The confusion over who was invited
The trip itself is scheduled for May 13–15, 2026, with formal meetings on May 14–15. Trump's delegation will include Boeing CEO Kelly Ortberg and Citigroup CEO Jane Fraser, both confirmed attendees. Elon Musk and Apple's Tim Cook are expected to join as well.
But Nvidia's place on that list got muddled. A source familiar with the planning told reporters that Huang was not invited to join the trip, contradicting an earlier Reuters report that named Nvidia among the invited companies. It's not clear whether the earlier report was mistaken or whether plans changed. Nvidia has not commented publicly on the discrepancy.

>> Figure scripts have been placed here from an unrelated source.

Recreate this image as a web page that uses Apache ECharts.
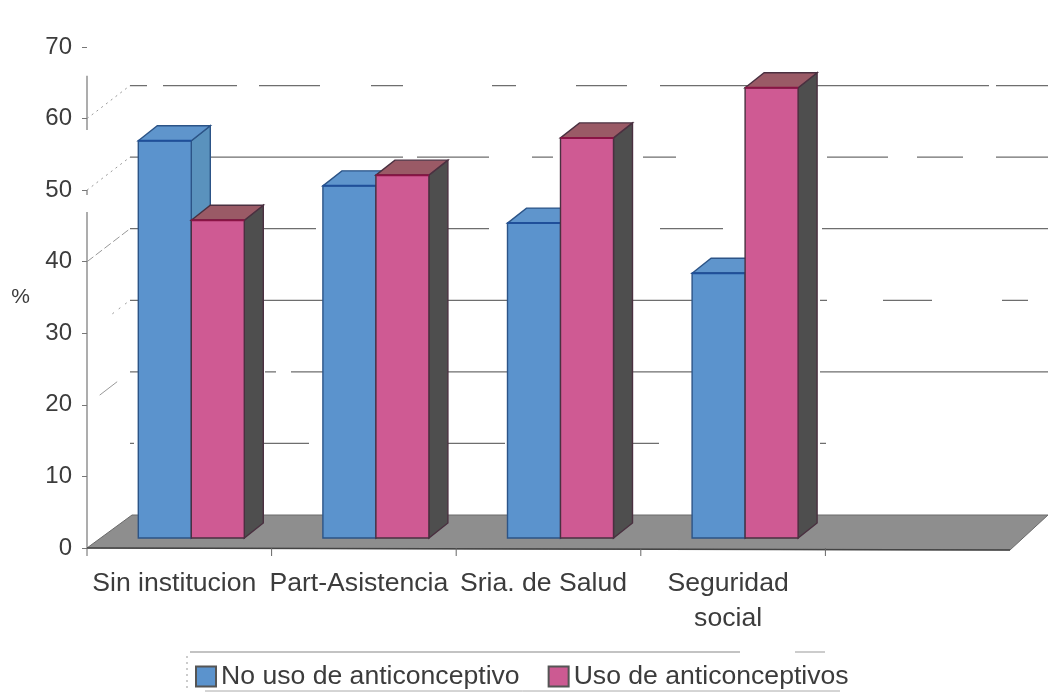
<!DOCTYPE html>
<html>
<head>
<meta charset="utf-8">
<style>html,body{margin:0;padding:0;background:#fff}#c{width:1048px;height:692px}</style>
<script src="https://cdn.jsdelivr.net/npm/echarts@6/dist/echarts.min.js"></script>
</head>
<body>
<div id="c"></div>
<script>
const categories = ['Sin institucion', 'Part-Asistencia', 'Sria. de Salud', 'Seguridad\nsocial', ''];
const noUso = [55.5, 49.2, 44.0, 37.0, null];
const uso = [44.4, 50.7, 55.9, 62.9, null];
const seriesNames = ['No uso de anticonceptivo', 'Uso de anticonceptivos'];
const gridLevels = [60, 50, 40, 30, 20, 10];

// Scan-worn appearance of the wall lines: on/off dash runs per level (styling only)
const gridDash = {
  60: [17,16,74,22,61,51,32,89,24,60,51,33,329,7,60],
  50: [9,71,193,14,72,43,21,90,33,151,61,29,46,33,60],
  40: [9,125,52,132,41,171,63,99,240],
  30: [9,123,61,125,60,124,60,128,7,56,49,70,26,40],
  20: [9,126,11,15,32,125,60,124,60,128,240],
  10: [4,130,45,139,57,128,26,161,6,240]
};
const sideDash = {
  60: [2,4],
  50: [2,4],
  40: [8,3],
  30: [0,32,2,6,2,6,2,100],
  20: [0,16,22,100],
  10: [0,100]
};

const WALL_X = 43, WALL_Y = 33;   // depth of the back wall
const BAR_X = 19, BAR_Y = 15;     // depth of a bar
const BAR_W = 53, BAR_LIFT = 10, BAR_SHIFT = 12;

function bar3d(front, side, top, edge, topEdge, sign) {
  return function (params, api) {
    const v = api.value(1);
    if (v == null || isNaN(v)) return null;
    const c = api.coord([api.value(0), v]);
    const b = api.coord([api.value(0), 0]);
    const cx = c[0] + BAR_SHIFT;
    const x0 = sign < 0 ? cx - BAR_W : cx;
    const x1 = x0 + BAR_W;
    const yt = c[1] - BAR_LIFT, yb = b[1] - BAR_LIFT;
    const poly = (pts, fill) => ({
      type: 'polygon',
      shape: { points: pts },
      style: { fill: fill, stroke: edge, lineWidth: 1.4 }
    });
    return {
      type: 'group',
      children: [
        poly([[x1, yt], [x1 + BAR_X, yt - BAR_Y], [x1 + BAR_X, yb - BAR_Y], [x1, yb]], side),
        poly([[x0, yt], [x0 + BAR_X, yt - BAR_Y], [x1 + BAR_X, yt - BAR_Y], [x1, yt]], top),
        poly([[x0, yt], [x1, yt], [x1, yb], [x0, yb]], front),
        { type: 'line', shape: { x1: x0, y1: yt, x2: x1, y2: yt },
          style: { stroke: topEdge, lineWidth: 2 } }
      ]
    };
  };
}

const option = {
  animation: false,
  backgroundColor: '#ffffff',
  textStyle: { fontFamily: '"Liberation Sans", Arial, sans-serif' },
  grid: { left: 87, right: 38, top: 47, bottom: 144 },
  legend: {
    left: 195, top: 663,
    itemWidth: 20, itemHeight: 20, itemGap: 28,
    icon: 'rect',
    padding: 0,
    textStyle: { fontSize: 26.6, color: '#3c3c3c' },
    data: seriesNames
  },
  xAxis: {
    type: 'category',
    data: categories,
    axisLine: { show: false },
    axisTick: { show: false },
    axisLabel: {
      interval: 0, fontSize: 26.6, color: '#3c3c3c', margin: 18, lineHeight: 35,
      padding: [0, 10, 0, 0], hideOverlap: false
    },
    splitLine: { show: false }
  },
  yAxis: {
    type: 'value', min: 0, max: 70, interval: 10,
    name: '%', nameLocation: 'middle', nameRotate: 0, nameGap: 57,
    nameTextStyle: { fontSize: 21, color: '#3c3c3c' },
    axisLine: { show: false },
    axisTick: { show: true, length: 5, lineStyle: { color: '#777' } },
    axisLabel: { fontSize: 24, color: '#3c3c3c', margin: 15 },
    splitLine: { show: false }
  },
  graphic: [
    { type: 'line', shape: { x1: 190, y1: 652, x2: 740, y2: 652 }, style: { stroke: '#888', lineWidth: 1.2 } },
    { type: 'line', shape: { x1: 795, y1: 652, x2: 825, y2: 652 }, style: { stroke: '#999', lineWidth: 1 } },
    { type: 'line', shape: { x1: 187, y1: 656, x2: 187, y2: 690 }, style: { stroke: '#999', lineWidth: 1, lineDash: [2, 4] } },
    { type: 'line', shape: { x1: 205, y1: 691, x2: 840, y2: 691 }, style: { stroke: '#aaa', lineWidth: 1 } }
  ],
  series: [
    {
      type: 'custom', name: 'floor', coordinateSystem: 'cartesian2d', silent: true, z: 1,
      data: [[0, 0]],
      renderItem(params, api) {
        const g = params.coordSys;
        const y0 = g.y + g.height;
        return {
          type: 'polygon',
          shape: { points: [[g.x, y0], [g.x + WALL_X + 2, y0 - WALL_Y], [g.x + g.width + 38, y0 - WALL_Y], [g.x + g.width, y0 + 2]] },
          style: { fill: '#8e8e8e', stroke: '#6a6a6a', lineWidth: 1 }
        };
      }
    },
    {
      type: 'custom', name: 'axis', coordinateSystem: 'cartesian2d', silent: true, z: 2,
      data: [[0, 66]],
      renderItem(params, api) {
        const g = params.coordSys;
        const top = api.coord([0, api.value(1)])[1];
        const y0 = g.y + g.height;
        const band = g.width / categories.length;
        const ticks = categories.map((_, i) => ({
          type: 'line',
          shape: { x1: g.x + band * i, y1: y0, x2: g.x + band * i, y2: y0 + 8 },
          style: { stroke: '#666', lineWidth: 1 }
        }));
        return {
          type: 'group',
          children: [
            { type: 'line', shape: { x1: g.x, y1: y0, x2: g.x, y2: top },
              style: { stroke: '#777', lineWidth: 1.2, lineDash: [336, 17, 5, 60, 60] } },
            { type: 'line', shape: { x1: g.x, y1: y0, x2: g.x + g.width, y2: y0 + 2 },
              style: { stroke: '#444', lineWidth: 1.5 } }
          ].concat(ticks)
        };
      }
    },
    {
      type: 'custom', name: 'wall', coordinateSystem: 'cartesian2d', silent: true, z: 2,
      data: gridLevels.map(v => [0, v]),
      renderItem(params, api) {
        const g = params.coordSys;
        const lv = api.value(1);
        const y = api.coord([0, lv])[1];
        return {
          type: 'group',
          children: [
            { type: 'line', shape: { x1: g.x + WALL_X, y1: y - WALL_Y, x2: g.x + g.width + 38, y2: y - WALL_Y },
              style: { stroke: '#6e6e6e', lineWidth: 1.3, lineDash: gridDash[lv] } },
            { type: 'line', shape: { x1: g.x, y1: y, x2: g.x + WALL_X, y2: y - WALL_Y },
              style: { stroke: '#999', lineWidth: 1, lineDash: sideDash[lv] } }
          ]
        };
      }
    },
    {
      type: 'custom', name: seriesNames[0], coordinateSystem: 'cartesian2d', silent: true, z: 3,
      itemStyle: { color: '#5b93cd', borderColor: '#555', borderWidth: 1 },
      data: noUso.map((v, i) => [i, v]),
      renderItem: bar3d('#5b93cd', '#5a92bd', '#5f95cc', '#2c5487', '#1f4f9a', -1)
    },
    {
      type: 'custom', name: seriesNames[1], coordinateSystem: 'cartesian2d', silent: true, z: 4,
      itemStyle: { color: '#cc5a92', borderColor: '#555', borderWidth: 1 },
      data: uso.map((v, i) => [i, v]),
      renderItem: bar3d('#cf5a93', '#4e4e4e', '#9a5a66', '#4a3040', '#8a1445', 1)
    }
  ]
};
const chart = echarts.init(document.getElementById('c'), null, { renderer: 'canvas' });
chart.setOption(option);
</script>
</body>
</html>
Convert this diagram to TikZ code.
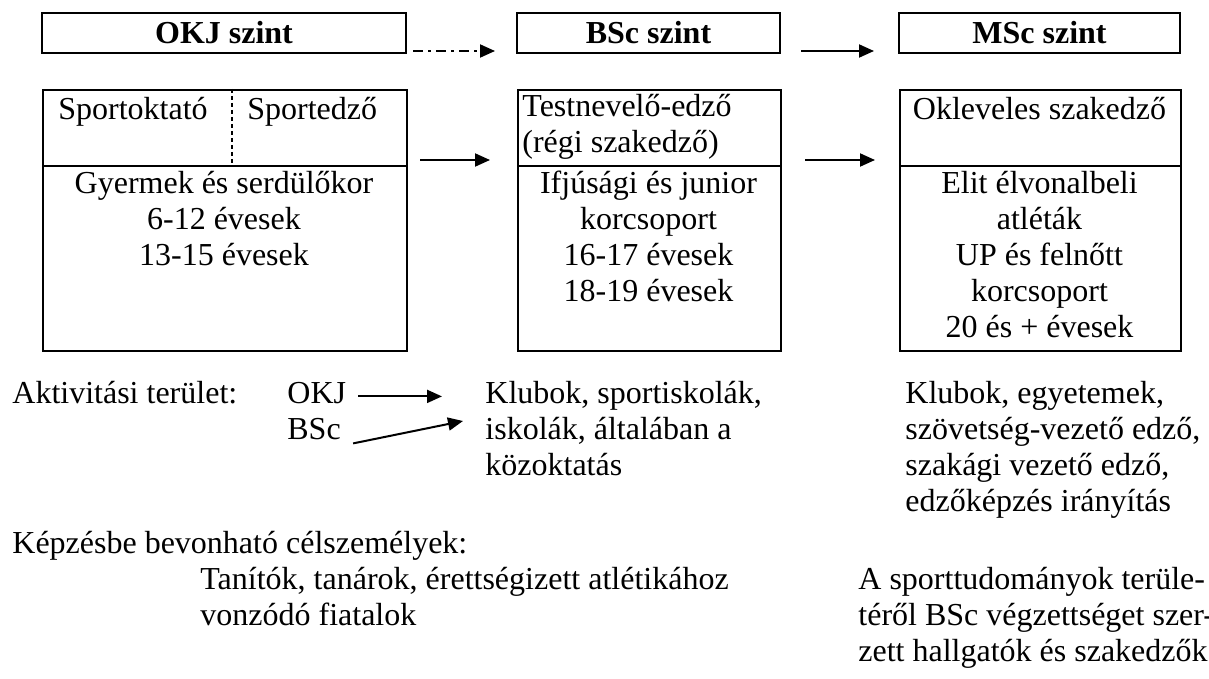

The export restrictions aren't going anywhere soon. The Biden-era rules that cut off Nvidia's top-end AI chips to China remain in place under Trump. Nvidia has been selling lower-performance chips that comply with the rules, but those products generate a fraction of the revenue the banned ones once did. Huang's comments suggest the company has accepted that China's advanced AI chip market is, for now, closed to it.
Investors will be watching for any new developments from Trump's Beijing meetings that might affect semiconductor trade policy. But for a company that just posted blowout earnings and sees no letup in demand from its biggest customers, a missed invitation to a state dinner isn't moving the needle.